A clear vision, a solid development action plan, and a powerful message are what drew in such a large group of developers to this production. It’s not lost on me that the scale at which we’re able to produce this game came from a clear, confident direction, institutional knowledge built up from my prior productions, and a little bit of heart.
On top of robust roadmaps, burndowns, and pipelines, a team of 60+ requires clear communication and conscientious attention towards the needs, temperaments, and personal goals of each member on the team. Building rapport with the team, coaching leads as needed, and incorporating team retrospectives has ensured that our team continues to stay healthy and improve our processes as we continue.
Areas of improvement.
The games I create follow a values-driven approach. This means the emotional goals of the narrative serve as a ‘north star’, this guides the process of prototyping mechanical affordances that strongly express this experiential goal, all decisions are made based on how they boost what have been identified as the ‘win-condition’ values. This is a design practice of mine that works very well for lightweight games, but can be difficult to scale up when a system gains complexity: the raw mechanical consideration behind character stat spreads skills, the information design behind grid movement, the ‘fun’ factor of tactics, run the risk of muddying up the clarity of this direction, and so a balance needs to be struck.

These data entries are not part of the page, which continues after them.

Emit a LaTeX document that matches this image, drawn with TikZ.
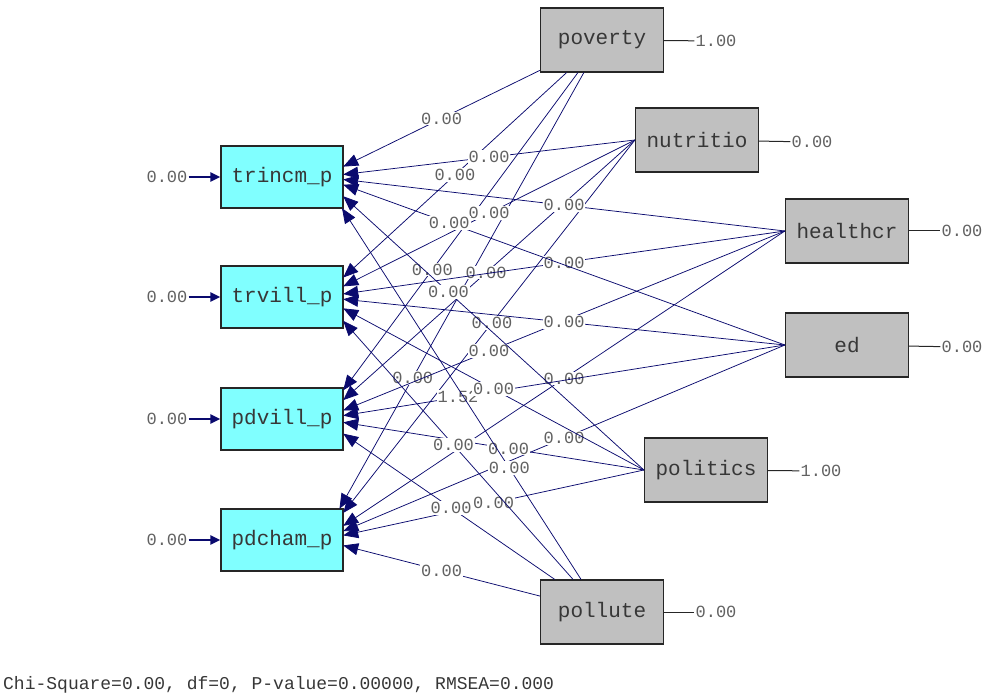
\documentclass[tikz,border=0pt]{standalone}
\usepackage{fontspec}
\setmonofont{Liberation Mono}
\usetikzlibrary{arrows.meta}
\definecolor{lisnavy}{RGB}{10,10,110}
\definecolor{liscyan}{RGB}{128,255,255}
\definecolor{lisgray}{RGB}{192,192,192}
\definecolor{listext}{RGB}{55,55,55}

\tikzset{
	ybox/.style={draw=black!85, line width=1.2pt, fill=liscyan, minimum width=122pt, minimum height=62pt, inner sep=0pt, font=\ttfamily\fontsize{21}{21}\selectfont, text=listext},
	xbox/.style={ybox, fill=lisgray, minimum width=123pt, minimum height=64pt},
	endzone/.style={minimum width=42pt, minimum height=62pt, inner sep=0pt},
	val/.style={font=\ttfamily\fontsize{17}{17}\selectfont, text=black!62, inner sep=1pt},
	coef/.style={val, fill=white, pos=0.5},
	gam/.style={->, draw=lisnavy, line width=0.75pt},
	err/.style={->, draw=lisnavy, line width=2.4pt},
	tie/.style={draw=black!85, line width=1pt}
}

\begin{document}
\begin{tikzpicture}[x=1pt, y=-1pt, >={Triangle[length=15pt,width=12pt]}]
	\useasboundingbox (0,0) rectangle (985,700);

	% eta side
	\node[ybox] (trincm) at (282,177) {trincm\_p};
	\node[ybox] (trvill) at (282,297) {trvill\_p};
	\node[ybox] (pdvill) at (282,419) {pdvill\_p};
	\node[ybox] (pdcham) at (282,540) {pdcham\_p};
	\node[endzone] (trincmE) at (322,177) {};
	\node[endzone] (trvillE) at (322,297) {};
	\node[endzone] (pdvillE) at (322,419) {};
	\node[endzone] (pdchamE) at (322,540) {};

	% ksi side
	\node[xbox] (poverty) at (602,40) {poverty};
	\node[xbox] (nutritio) at (697,140) {nutritio};
	\node[xbox] (healthcr) at (847,231) {healthcr};
	\node[xbox] (ed) at (847,345) {ed};
	\node[xbox] (politics) at (706,470) {politics};
	\node[xbox] (pollute) at (602,612) {pollute};

	% errors
	\node[val] (trincmD) at (167,177) {0.00};
	\node[val] (trvillD) at (167,297) {0.00};
	\node[val] (pdvillD) at (167,419) {0.00};
	\node[val] (pdchamD) at (167,540) {0.00};
	\draw[err, >={Triangle[length=10pt,width=9pt]}] (trincmD) -- (trincm);
	\draw[err, >={Triangle[length=10pt,width=9pt]}] (trvillD) -- (trvill);
	\draw[err, >={Triangle[length=10pt,width=9pt]}] (pdvillD) -- (pdvill);
	\draw[err, >={Triangle[length=10pt,width=9pt]}] (pdchamD) -- (pdcham);

	\node[val] (povertyV) at (716,41) {1.00};
	\node[val] (nutritioV) at (812,142) {0.00};
	\node[val] (healthcrV) at (962,231) {0.00};
	\node[val] (edV) at (962,347) {0.00};
	\node[val] (politicsV) at (821,471) {1.00};
	\node[val] (polluteV) at (716,612) {0.00};
	\draw[tie] (poverty) -- (povertyV);
	\draw[tie] (nutritio) -- (nutritioV);
	\draw[tie] (healthcr) -- (healthcrV);
	\draw[tie] (ed) -- (edV);
	\draw[tie] (politics) -- (politicsV);
	\draw[tie] (pollute) -- (polluteV);

	% paths
	\draw[gam] (poverty) -- (trincmE) node[coef]{0.00};
	\draw[gam] (poverty) -- (trvillE) node[coef]{0.00};
	\draw[gam] (poverty) -- (pdvillE) node[coef,pos=0.62]{0.00};
	\draw[gam] (poverty) -- (pdchamE) node[coef,pos=0.7]{0.00};
	\draw[gam] (nutritio.west) -- (trincmE) node[coef]{0.00};
	\draw[gam] (nutritio.west) -- (trvillE) node[coef]{0.00};
	\draw[gam] (nutritio.west) -- (pdvillE) node[coef,pos=0.51]{0.00};
	\draw[gam] (nutritio.west) -- (pdchamE) node[coef,pos=0.49]{0.00};
	\draw[gam] (healthcr.west) -- (trincmE) node[coef]{0.00};
	\draw[gam] (healthcr.west) -- (trvillE) node[coef]{0.00};
	\draw[gam] (healthcr.west) -- (pdvillE) node[coef,pos=0.67]{0.00};
	\draw[gam] (healthcr.west) -- (pdchamE) node[coef]{0.00};
	\draw[gam] (ed.west) -- (trincmE) node[coef,pos=0.76]{0.00};
	\draw[gam] (ed.west) -- (trvillE) node[coef]{0.00};
	\draw[gam] (ed.west) -- (pdvillE) node[coef,pos=0.74]{1.52};
	\draw[gam] (ed.west) -- (pdchamE) node[coef]{0.00};
	\draw[gam] (politics.west) -- (trincmE) node[coef,pos=0.65]{0.00};
	\draw[gam] (politics.west) -- (trvillE) node[coef]{0.00};
	\draw[gam] (politics.west) -- (pdvillE) node[coef,pos=0.45]{0.00};
	\draw[gam] (politics.west) -- (pdchamE) node[coef]{0.00};
	\draw[gam] (pollute) -- (trincmE) node[coef,pos=0.3]{0.00};
	\draw[gam] (pollute) -- (trvillE) node[coef,pos=0.52]{0.00};
	\draw[gam] (pollute) -- (pdvillE) node[coef,pos=0.49]{0.00};
	\draw[gam] (pollute) -- (pdchamE) node[coef]{0.00};

	\node[anchor=west, inner sep=0pt, font=\ttfamily\fontsize{18}{18}\selectfont, text=listext] (fit) at (3,685) {Chi-Square=0.00, df=0, P-value=0.00000, RMSEA=0.000};
\end{tikzpicture}
\end{document}
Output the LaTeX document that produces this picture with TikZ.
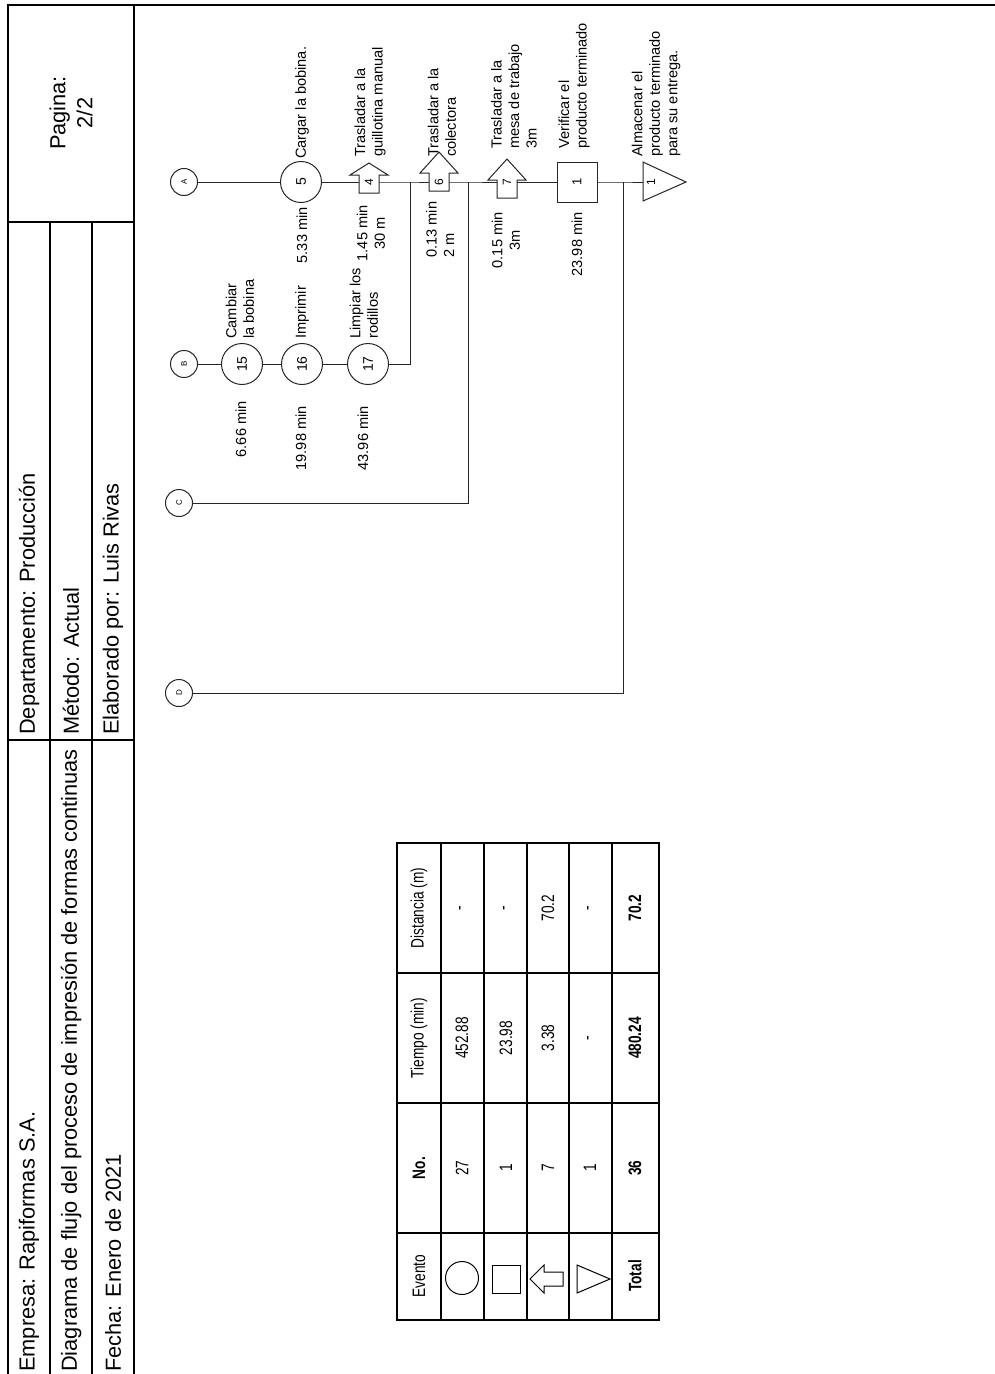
\documentclass[tikz,border=0pt]{standalone}
\usepackage{fontspec}
\setmainfont{Liberation Sans}
\newfontfamily\tabfont[FakeStretch=0.76]{Liberation Sans}
\usetikzlibrary{positioning,calc}

\begin{document}
\begin{tikzpicture}[
    x=1pt, y=-1pt,
    frame/.style={line width=2.5pt},
    cellline/.style={line width=1.6pt},
    flow/.style={draw=black!85, line width=1pt},
    shp/.style={draw=black!85, line width=1pt, fill=white},
    hdr/.style={rotate=90, anchor=west, inner sep=1pt, font=\fontsize{21.8}{27}\selectfont},
    lbl/.style={rotate=90, inner sep=1pt, align=left, font=\fontsize{14.6}{17.5}\selectfont},
    oper/.style={circle, draw=black!85, line width=1pt, fill=white, minimum size=41pt, inner sep=0pt, rotate=90, font=\fontsize{14}{14}\selectfont},
    conn/.style={circle, draw=black!85, line width=1pt, fill=white, minimum size=27pt, inner sep=0pt, rotate=90, font=\fontsize{8}{8}\selectfont},
    insp/.style={rectangle, draw=black!85, line width=1pt, fill=white, minimum size=40pt, inner sep=0pt, rotate=90, font=\fontsize{13}{13}\selectfont},
    num/.style={rectangle, inner sep=0pt, minimum width=8pt, minimum height=20pt, rotate=90, font=\fontsize{12}{12}\selectfont},
    tab/.style={rotate=90, inner sep=0pt, font=\tabfont\fontsize{18}{18}\selectfont},
    tabb/.style={tab, font=\tabfont\bfseries\fontsize{18}{18}\selectfont}
]
\useasboundingbox (0,0) rectangle (995,1374);

% encabezado
\draw[frame] (995,5) -- (8,5) -- (8,1374);
\draw[cellline] (134,5) -- (134,1374);
\draw[cellline] (8,222) -- (134,222);
\draw[cellline] (50,222) -- (50,1374);
\draw[cellline] (92,222) -- (92,1374);
\draw[cellline] (8,740) -- (134,740);

\node[hdr, anchor=center, align=center] (pag) at (71,113) {Pagina:\\2/2};
\node[hdr] (emp) at (29,1373) {Empresa: Rapiformas S.A.};
\node[hdr] (diag) at (71,1373) {Diagrama de flujo del proceso de impresión de formas continuas};
\node[hdr] (fecha) at (113,1373) {Fecha: Enero de 2021};
\node[hdr] (dep) at (29,736) {Departamento: Producción};
\node[hdr] (met) at (71,736) {Método: Actual};
\node[hdr] (elab) at (113,736) {Elaborado por: Luis Rivas};

% simbolos de transporte y almacen
\draw[shp] (369,163) -- (388,175) -- (379,175) -- (379,193) -- (359,193) -- (359,175) -- (350,175) -- cycle;
\draw[shp] (439,152) -- (458,173) -- (449,173) -- (449,191) -- (429,191) -- (429,173) -- (420,173) -- cycle;
\draw[shp] (507,159) -- (526,180) -- (517,180) -- (517,198) -- (497,198) -- (497,180) -- (488,180) -- cycle;
\draw[shp] (643,162) -- (686,182) -- (643,201) -- cycle;

% flujo principal
\node[conn] (A) at (184,182) {A};
\node[oper] (c5) at (301,182) {5};
\node[num] (t4) at (369,182) {4};
\node[num] (t6) at (439,182) {6};
\node[num] (t7) at (507,182) {7};
\node[insp] (s1) at (577,182) {1};
\node[num, minimum height=16pt] (v1) at (651,182) {1};

\node[conn] (B) at (184,364) {B};
\node[oper] (c15) at (242,364) {15};
\node[oper] (c16) at (302,364) {16};
\node[oper] (c17) at (368,364) {17};
\node[conn] (C) at (179,503) {C};
\node[conn] (D) at (179,693) {D};

\coordinate (j1) at (410,182);
\coordinate (j2) at (468,182);
\coordinate (j3) at (623,182);

\draw[flow] (A) -- (c5) -- (t4) -- (j1) -- (t6) -- (j2) -- (t7) -- (s1) -- (j3) -- (v1);
\draw[flow] (B) -- (c15) -- (c16) -- (c17) -| (j1);
\draw[flow] (C) -| (j2);
\draw[flow] (D) -| (j3);

% textos de las actividades
\node[lbl, anchor=west] (l5) at (302,160) {Cargar la bobina.};
\node[lbl, anchor=east] (m5) at (302,206) {5.33 min};
\node[lbl, anchor=west] (l4) at (370,158) {Trasladar a la\\guillotina manual};
\node[lbl, anchor=east, align=center] (m4) at (371,204) {1.45 min\\30 m};
\node[lbl, anchor=west] (l15) at (240,340) {Cambiar\\la bobina};
\node[lbl, anchor=east] (m15) at (241,400) {6.66 min};
\node[lbl, anchor=west] (l16) at (302,340) {Imprimir};
\node[lbl, anchor=east] (m16) at (301,405) {19.98 min};
\node[lbl, anchor=west] (l17) at (364,340) {Limpiar los\\rodillos};
\node[lbl, anchor=east] (m17) at (363,405) {43.96 min};
\node[lbl, anchor=west] (l6) at (442,158) {Trasladar a la\\colectora};
\node[lbl, anchor=west] (m6) at (440,259) {0.13 min\\2 m};
\node[lbl, anchor=west] (l7) at (514,150) {Trasladar a la\\mesa de trabajo\\3m};
\node[lbl, anchor=east, align=center] (m7) at (506,211) {0.15 min\\3m};
\node[lbl, anchor=west] (l1) at (574,150) {Verificar el\\producto terminado};
\node[lbl, anchor=east] (m1) at (577,211) {23.98 min};
\node[lbl, anchor=west] (lv) at (656,158) {Almacenar el\\producto terminado\\para su entrega.};

% tabla resumen
\draw[line width=2pt] (397,843) rectangle (659,1320);
\draw[line width=1.4pt] (441,843) -- (441,1320) (484,843) -- (484,1320) (527,843) -- (527,1320)
    (569,843) -- (569,1320) (612,843) -- (612,1320);
\draw[line width=1.4pt] (397,973) -- (659,973) (397,1103) -- (659,1103) (397,1233) -- (659,1233);

\node[tab] (h1) at (419,1276) {Evento};
\node[tabb] (h2) at (419,1168) {No.};
\node[tab] (h3) at (419,1038) {Tiempo (min)};
\node[tab] (h4) at (419,908) {Distancia (m)};

\draw[line width=1pt] (462,1278) circle (16.5);
\draw[line width=1pt] (492,1265) rectangle (520,1293);
\draw[line width=1pt] (530,1279) -- (544,1265) -- (544,1272) -- (563,1272) -- (563,1286) -- (544,1286) -- (544,1293) -- cycle;
\draw[line width=1pt] (577,1265) -- (610,1279) -- (577,1293) -- cycle;

\node[tab] (n1) at (462,1168) {27};
\node[tab] (ti1) at (462,1038) {452.88};
\node[tab] (d1) at (462,908) {-};
\node[tab] (n2) at (506,1168) {1};
\node[tab] (ti2) at (506,1038) {23.98};
\node[tab] (d2) at (506,908) {-};
\node[tab] (n3) at (548,1168) {7};
\node[tab] (ti3) at (548,1038) {3.38};
\node[tab] (d3) at (548,908) {70.2};
\node[tab] (n4) at (590,1168) {1};
\node[tab] (ti4) at (590,1038) {-};
\node[tab] (d4) at (590,908) {-};
\node[tabb] (tot) at (635,1276) {Total};
\node[tabb] (n5) at (635,1168) {36};
\node[tabb] (ti5) at (635,1038) {480.24};
\node[tabb] (d5) at (635,908) {70.2};

\end{tikzpicture}
\end{document}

The process of effectively using QA will ensure that the game is conferring enjoyment without taking the edge off the experience, it seems that QA is always factored into the process of game development too ‘late’ but nonetheless I have learned the merit of considering the involvement of QA from the moment the initial high-level GDD is conceived as preproduction.
Closing thoughts.
This only reflects my thought as of the midway point of production. I have never made something at this scale and am excited to celebrate our successes, but most importantly learn from our failures and shortcomings to improve both myself and my design process for what next big thing comes down the line on my creative journey!